I have been a federal employee for about ten years. The Office of Personnel Management (www.opm.gov) posts civilian pay tables going back for the past 15 years. There is a base GS (General Schedule) pay table, and depending on where in the country you work, there is a locality adjustment layered on top of that to reflect local cost-of-living deviations from the national average. For those not familiar with the General Schedule, your grade is determined by the nature of your work (level of responsiblity, leadership, project management, etc.) and the step increases are essentially pay raises that happen every few years as long as you deliver acceptable job performance. When you reach the top step in your grade, the only way to get increased salary (other than annual COLA’s) is to take a promotion to a job that encompasses greater responsiblity and puts you in the next grade.
Looking at the national base general schedule tables for 1999 and 2009, every grade/step on the table has seen an increase over that time of 31.2 percent. That amounts to an annual increase of just 2.76 percent, hardly what I’d call a “rapid ascent” in federal pay. (Note: there is also a Senior Executive Service pay schedule, for people in high levels of management. The salary range is higher, but the 1999-2009 increase was actually slightly less, about 29.6 percent.)
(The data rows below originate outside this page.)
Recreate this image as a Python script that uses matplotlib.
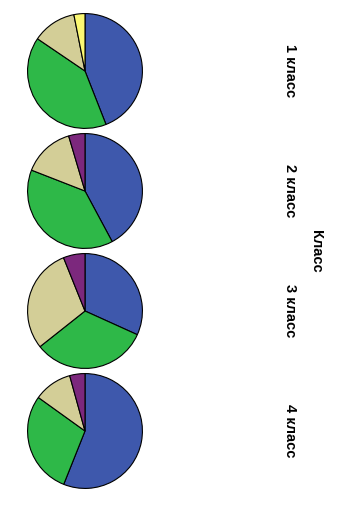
import matplotlib
matplotlib.use('Agg')
import matplotlib.pyplot as plt

plt.rcParams['font.family'] = ['Liberation Sans', 'DejaVu Sans']

# shares per class, categories in SPSS order
categories = ['Кат. 1', 'Кат. 2', 'Кат. 3', 'Кат. 4', 'Кат. 5']
class_labels = ['1 класс', '2 класс', '3 класс', '4 класс']
class1 = [44.0, 40.4, 12.4, 0.0, 3.1]
class2 = [42.2, 38.8, 14.5, 4.6, 0.0]
class3 = [31.8, 32.6, 29.6, 6.1, 0.0]
class4 = [56.1, 28.9, 10.8, 4.3, 0.0]
colors = ['#3E58AC', '#2EB848', '#D3CE97', '#7C287D', '#FBF873']

W, H = 339, 518
fig = plt.figure(figsize=(W / 100, H / 100), dpi=100)

centers_y = [71, 191, 311, 431]
radius = 58
for values, label, cy in zip([class1, class2, class3, class4], class_labels, centers_y):
	ax = fig.add_axes([(85 - radius) / W, (H - cy - radius) / H, 2 * radius / W, 2 * radius / H])
	vals = [v for v in values if v > 0]
	cols = [c for v, c in zip(values, colors) if v > 0]
	ax.pie(vals, colors=cols, startangle=90, counterclock=False,
		wedgeprops=dict(edgecolor='black', linewidth=0.8))
	ax.set_xlim(-1.01, 1.01)
	ax.set_ylim(-1.01, 1.01)
	ax.set_aspect('equal')
	ax.axis('off')
	fig.text(290 / W, 1 - cy / H, label, rotation=270, ha='center', va='center',
		fontsize=10.5, fontweight='bold')

fig.text(316 / W, 1 - 251 / H, 'Класс', rotation=270, ha='center', va='center',
	fontsize=10.5, fontweight='bold')

fig.savefig('out.png', dpi=100)
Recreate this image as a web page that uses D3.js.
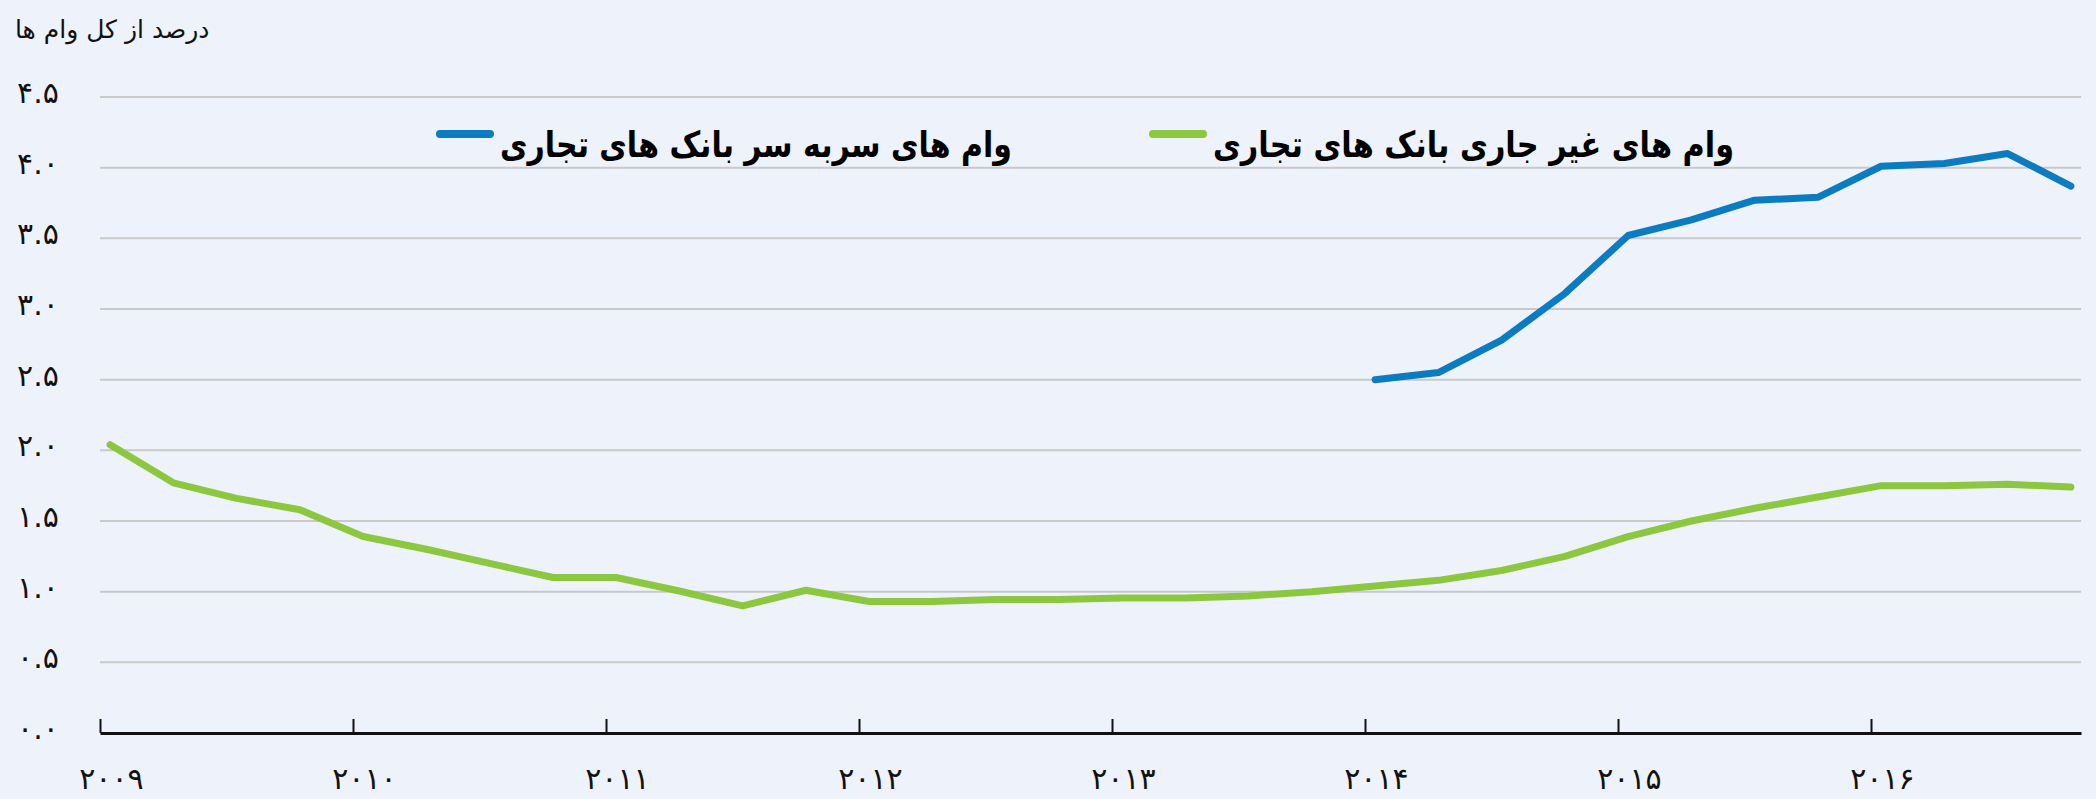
<!DOCTYPE html>
<html lang="fa">
<head>
<meta charset="UTF-8">
<title>وام های غیر جاری بانک های تجاری</title>
<script src="https://cdnjs.cloudflare.com/ajax/libs/d3/7.8.5/d3.min.js"></script>
<style>
    html, body { margin: 0; padding: 0; background: #eef2fa; }
    svg { display: block; font-family: 'DejaVu Sans', sans-serif; }
    .grid { stroke: #c9c9cc; stroke-width: 2; }
    .axis path, .axis line { stroke: #111; }
    .tick-label { font-size: 30px; fill: #111; }
    .legend-text { font-size: 36px; font-weight: bold; fill: #000; }
</style>
</head>
<body>
<div id="chart"></div>
<script>
// quarters 2009Q1 .. 2016Q4
const quarters = [
    "2009Q1","2009Q2","2009Q3","2009Q4","2010Q1","2010Q2","2010Q3","2010Q4",
    "2011Q1","2011Q2","2011Q3","2011Q4","2012Q1","2012Q2","2012Q3","2012Q4",
    "2013Q1","2013Q2","2013Q3","2013Q4","2014Q1","2014Q2","2014Q3","2014Q4",
    "2015Q1","2015Q2","2015Q3","2015Q4","2016Q1","2016Q2","2016Q3","2016Q4"
];
// non-performing loans, share of total loans
const nplValues = [
    2.04, 1.77, 1.66, 1.58, 1.39, 1.30, 1.20, 1.10,
    1.10, 1.005, 0.90, 1.01, 0.93, 0.93, 0.945, 0.945,
    0.955, 0.955, 0.97, 1.00, 1.04, 1.08, 1.15, 1.25,
    1.39, 1.50, 1.59, 1.67, 1.75, 1.75, 1.76, 1.74
];
// overdue loans, only from 2014Q1
const overdueQuarters = [
    "2014Q1","2014Q2","2014Q3","2014Q4","2015Q1","2015Q2",
    "2015Q3","2015Q4","2016Q1","2016Q2","2016Q3","2016Q4"
];
const overdueValues = [2.50, 2.55, 2.78, 3.11, 3.52, 3.63, 3.77, 3.79, 4.01, 4.03, 4.10, 3.87];

const years = [2009, 2010, 2011, 2012, 2013, 2014, 2015, 2016];
const yearLabels = ["۲۰۰۹","۲۰۱۰","۲۰۱۱","۲۰۱۲","۲۰۱۳","۲۰۱۴","۲۰۱۵","۲۰۱۶"];
const yTicks = [0, 0.5, 1, 1.5, 2, 2.5, 3, 3.5, 4, 4.5];
const yTickLabels = ["۰.۰","۰.۵","۱.۰","۱.۵","۲.۰","۲.۵","۳.۰","۳.۵","۴.۰","۴.۵"];

const unitLabel = "درصد از کل وام ها";
const seriesNames = ["وام های سربه سر بانک های تجاری", "وام های غیر جاری بانک های تجاری"];
const seriesColors = ["#0b7bc2", "#8cc83f"];

const W = 2096, H = 799;

// quarter string -> decimal year (points sit a little after the quarter start)
const qPos = q => +q.slice(0, 4) + (+q.slice(5) - 1) * 0.25 + 0.04;

const x = d3.scaleLinear().domain([2009, 2016.83]).range([100, 2081]);
const y = d3.scaleLinear().domain([0, 4.5]).range([733, 97]);

const svg = d3.select("#chart").append("svg")
    .attr("width", W)
    .attr("height", H);

// gridlines
svg.append("g")
    .selectAll("line")
    .data(yTicks.filter(d => d > 0))
    .join("line")
    .attr("class", "grid")
    .attr("x1", x.range()[0])
    .attr("x2", x.range()[1])
    .attr("y1", d => y(d))
    .attr("y2", d => y(d));

// x axis, ticks pointing up
const xAxis = svg.append("g")
    .attr("class", "axis")
    .attr("transform", `translate(0,${y(0)})`)
    .call(d3.axisTop(x).tickValues(years).tickSize(14).tickSizeOuter(0).tickFormat(""));
xAxis.select(".domain").attr("stroke-width", 3);
xAxis.selectAll(".tick line").attr("stroke-width", 2);

// year labels, centered on the first quarter point
svg.append("g")
    .selectAll("text")
    .data(years)
    .join("text")
    .attr("class", "tick-label")
    .attr("x", d => x(d + 0.045))
    .attr("y", 789)
    .attr("font-size", 32)
    .attr("text-anchor", "middle")
    .text((d, i) => yearLabels[i]);

// y labels
svg.append("g")
    .selectAll("text")
    .data(yTicks)
    .join("text")
    .attr("class", "tick-label")
    .attr("x", 38)
    .attr("y", d => y(d) + 6)
    .attr("text-anchor", "middle")
    .text((d, i) => yTickLabels[i]);

// unit label
svg.append("text")
    .attr("x", 15)
    .attr("y", 38)
    .attr("font-size", 25)
    .attr("fill", "#111")
    .text(unitLabel);

const line = d3.line()
    .x(d => x(qPos(d.q)))
    .y(d => y(d.v));

const nplData = quarters.map((q, i) => ({ q: q, v: nplValues[i] }));
const overdueData = overdueQuarters.map((q, i) => ({ q: q, v: overdueValues[i] }));

svg.append("path")
    .datum(nplData)
    .attr("fill", "none")
    .attr("stroke", seriesColors[1])
    .attr("stroke-width", 7)
    .attr("stroke-linejoin", "round")
    .attr("stroke-linecap", "round")
    .attr("d", line);

svg.append("path")
    .datum(overdueData)
    .attr("fill", "none")
    .attr("stroke", seriesColors[0])
    .attr("stroke-width", 7)
    .attr("stroke-linejoin", "round")
    .attr("stroke-linecap", "round")
    .attr("d", line);

// legend
const legendItems = [
    { name: seriesNames[0], color: seriesColors[0], x0: 440, x1: 1012 },
    { name: seriesNames[1], color: seriesColors[1], x0: 1153, x1: 1734 }
];
legendItems.forEach(item => {
    svg.append("line")
        .attr("x1", item.x0)
        .attr("x2", item.x0 + 50)
        .attr("y1", 134)
        .attr("y2", 134)
        .attr("stroke", item.color)
        .attr("stroke-width", 8)
        .attr("stroke-linecap", "round");
    svg.append("text")
        .attr("class", "legend-text")
        .attr("x", item.x1)
        .attr("y", 157)
        .attr("text-anchor", "end")
        .attr("textLength", item.x1 - item.x0 - 60)
        .attr("lengthAdjust", "spacingAndGlyphs")
        .text(item.name);
});
</script>
</body>
</html>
People hear “federal government” and immediately think of the politicians - the senators, congressmen, and white house staff that they see on TV every day - and it’s easy to think to themselves, “those rich bastards.” But the folks on TV are a tiny percentage of the federal work force. Next time you’re in a national park, ask the nearest ranger what’s happened to his salary over the past decade. Next time you get audited, if you can check your rage toward the IRS agent who’s just doing his job, ask him the same question. Ask any long-term federal civilian employee, and you’ll get the same answer, as dictated by those GS pay tables: on average, 2.8% increase per year.
The Bush administration pushed hard for “competitive outsourcing,” trying to see what jobs currently done by federal employees might be done more cheaply by outside contractors. Usually this ends up being low-level stuff like janitorial, groundskeeping, and cafeteria work. At the same time, more and more high-level research is being done by government-employed scientists and engineers. During my own ten years, my division has hired close to a dozen new engineers, all of whom have either a master’s degree or a Ph.D. Old-timer technicians who lacked the skills to work on the new stuff we’ve been playing with have been bought into early retirement, and replaced by guys who possessed the skills and experience we needed. I don’t have a cite, but I will say that this meshes well with what I’ve heard before, i.e. the nature of the federal work force is different from that of the private workforce. We’re paid more, but we’re doing, on average, different work. Compare a geologist working for the USGS and a geologist working for Exxon-Mobil, and I’ll wager the salaries will be comparable.